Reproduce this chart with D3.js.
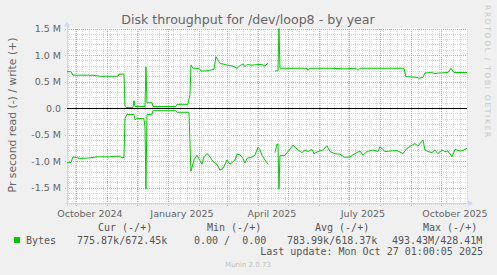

--

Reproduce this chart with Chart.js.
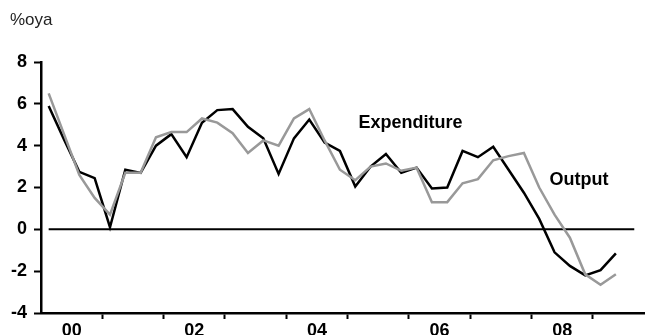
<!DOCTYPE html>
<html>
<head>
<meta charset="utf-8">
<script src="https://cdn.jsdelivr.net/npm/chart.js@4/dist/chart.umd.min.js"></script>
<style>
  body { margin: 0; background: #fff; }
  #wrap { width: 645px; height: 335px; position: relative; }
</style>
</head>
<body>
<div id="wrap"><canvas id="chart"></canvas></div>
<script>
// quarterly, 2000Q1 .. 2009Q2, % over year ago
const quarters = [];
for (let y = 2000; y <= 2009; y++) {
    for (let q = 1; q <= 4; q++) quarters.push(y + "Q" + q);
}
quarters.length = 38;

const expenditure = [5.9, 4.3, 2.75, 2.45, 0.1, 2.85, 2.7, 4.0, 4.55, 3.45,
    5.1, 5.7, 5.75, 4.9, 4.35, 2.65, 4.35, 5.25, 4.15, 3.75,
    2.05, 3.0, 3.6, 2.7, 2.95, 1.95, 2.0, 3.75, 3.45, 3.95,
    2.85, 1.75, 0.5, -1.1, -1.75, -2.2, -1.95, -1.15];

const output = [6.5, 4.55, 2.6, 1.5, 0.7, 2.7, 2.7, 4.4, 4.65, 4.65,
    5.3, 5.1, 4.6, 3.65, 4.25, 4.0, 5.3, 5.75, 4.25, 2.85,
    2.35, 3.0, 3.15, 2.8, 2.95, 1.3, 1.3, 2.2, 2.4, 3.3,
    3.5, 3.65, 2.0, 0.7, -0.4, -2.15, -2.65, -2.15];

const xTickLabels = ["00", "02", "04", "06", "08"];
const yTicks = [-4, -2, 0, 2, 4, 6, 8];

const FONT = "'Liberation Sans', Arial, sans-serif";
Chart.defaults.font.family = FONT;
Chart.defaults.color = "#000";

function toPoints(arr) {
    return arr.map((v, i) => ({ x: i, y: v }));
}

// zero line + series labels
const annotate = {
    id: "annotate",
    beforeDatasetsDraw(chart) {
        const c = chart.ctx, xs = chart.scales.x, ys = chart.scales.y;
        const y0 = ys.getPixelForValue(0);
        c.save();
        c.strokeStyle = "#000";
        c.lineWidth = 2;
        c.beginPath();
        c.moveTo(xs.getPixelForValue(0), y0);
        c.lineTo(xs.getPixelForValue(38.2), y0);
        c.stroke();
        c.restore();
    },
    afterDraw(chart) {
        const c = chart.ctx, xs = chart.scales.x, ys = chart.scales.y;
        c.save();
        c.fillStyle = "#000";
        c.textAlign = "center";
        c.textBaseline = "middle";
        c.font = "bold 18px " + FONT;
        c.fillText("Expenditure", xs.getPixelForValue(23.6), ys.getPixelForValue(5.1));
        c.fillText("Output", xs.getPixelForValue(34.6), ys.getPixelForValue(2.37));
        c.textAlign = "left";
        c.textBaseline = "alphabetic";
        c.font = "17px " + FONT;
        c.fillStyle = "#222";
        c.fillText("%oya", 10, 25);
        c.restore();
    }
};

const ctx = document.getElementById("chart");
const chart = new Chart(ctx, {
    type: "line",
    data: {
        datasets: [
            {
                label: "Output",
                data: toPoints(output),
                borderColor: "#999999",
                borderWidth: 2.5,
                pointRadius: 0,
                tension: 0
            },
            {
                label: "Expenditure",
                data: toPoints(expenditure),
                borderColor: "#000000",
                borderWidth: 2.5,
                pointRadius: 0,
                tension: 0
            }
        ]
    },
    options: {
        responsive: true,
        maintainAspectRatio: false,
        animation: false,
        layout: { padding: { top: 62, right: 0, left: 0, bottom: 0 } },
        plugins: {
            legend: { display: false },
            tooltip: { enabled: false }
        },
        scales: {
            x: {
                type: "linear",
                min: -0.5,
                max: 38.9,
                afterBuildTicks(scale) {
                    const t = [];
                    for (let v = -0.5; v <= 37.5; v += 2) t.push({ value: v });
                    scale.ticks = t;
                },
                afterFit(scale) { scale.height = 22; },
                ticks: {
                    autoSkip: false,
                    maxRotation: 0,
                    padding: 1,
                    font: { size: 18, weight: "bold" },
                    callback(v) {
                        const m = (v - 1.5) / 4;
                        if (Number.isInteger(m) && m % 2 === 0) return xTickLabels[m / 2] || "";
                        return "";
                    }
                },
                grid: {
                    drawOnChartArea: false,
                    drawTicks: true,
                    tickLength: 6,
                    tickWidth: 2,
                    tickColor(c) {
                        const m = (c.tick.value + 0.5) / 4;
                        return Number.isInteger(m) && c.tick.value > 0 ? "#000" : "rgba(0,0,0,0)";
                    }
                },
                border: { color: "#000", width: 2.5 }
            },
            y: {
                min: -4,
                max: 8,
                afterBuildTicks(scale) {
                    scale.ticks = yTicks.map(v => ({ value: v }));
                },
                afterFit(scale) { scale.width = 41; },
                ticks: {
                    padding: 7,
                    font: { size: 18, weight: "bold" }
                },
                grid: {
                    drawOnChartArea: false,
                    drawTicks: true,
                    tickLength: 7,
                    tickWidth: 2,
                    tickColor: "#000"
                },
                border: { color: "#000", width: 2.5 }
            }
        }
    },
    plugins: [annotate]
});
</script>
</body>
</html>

--

What is required -> Only the lines from the one with "Reproduce this chart with Chart.js." through the one with "2.85, 1.75, 0.5, -1.1, -1.75, -2.2, -1.95, -1.15];" belong in your copy; retype them exactly and drop any pictures.

Output below ->
Reproduce this chart with Chart.js.
<!DOCTYPE html>
<html>
<head>
<meta charset="utf-8">
<script src="https://cdn.jsdelivr.net/npm/chart.js@4/dist/chart.umd.min.js"></script>
<style>
  body { margin: 0; background: #fff; }
  #wrap { width: 645px; height: 335px; position: relative; }
</style>
</head>
<body>
<div id="wrap"><canvas id="chart"></canvas></div>
<script>
// quarterly, 2000Q1 .. 2009Q2, % over year ago
const quarters = [];
for (let y = 2000; y <= 2009; y++) {
    for (let q = 1; q <= 4; q++) quarters.push(y + "Q" + q);
}
quarters.length = 38;

const expenditure = [5.9, 4.3, 2.75, 2.45, 0.1, 2.85, 2.7, 4.0, 4.55, 3.45,
    5.1, 5.7, 5.75, 4.9, 4.35, 2.65, 4.35, 5.25, 4.15, 3.75,
    2.05, 3.0, 3.6, 2.7, 2.95, 1.95, 2.0, 3.75, 3.45, 3.95,
    2.85, 1.75, 0.5, -1.1, -1.75, -2.2, -1.95, -1.15];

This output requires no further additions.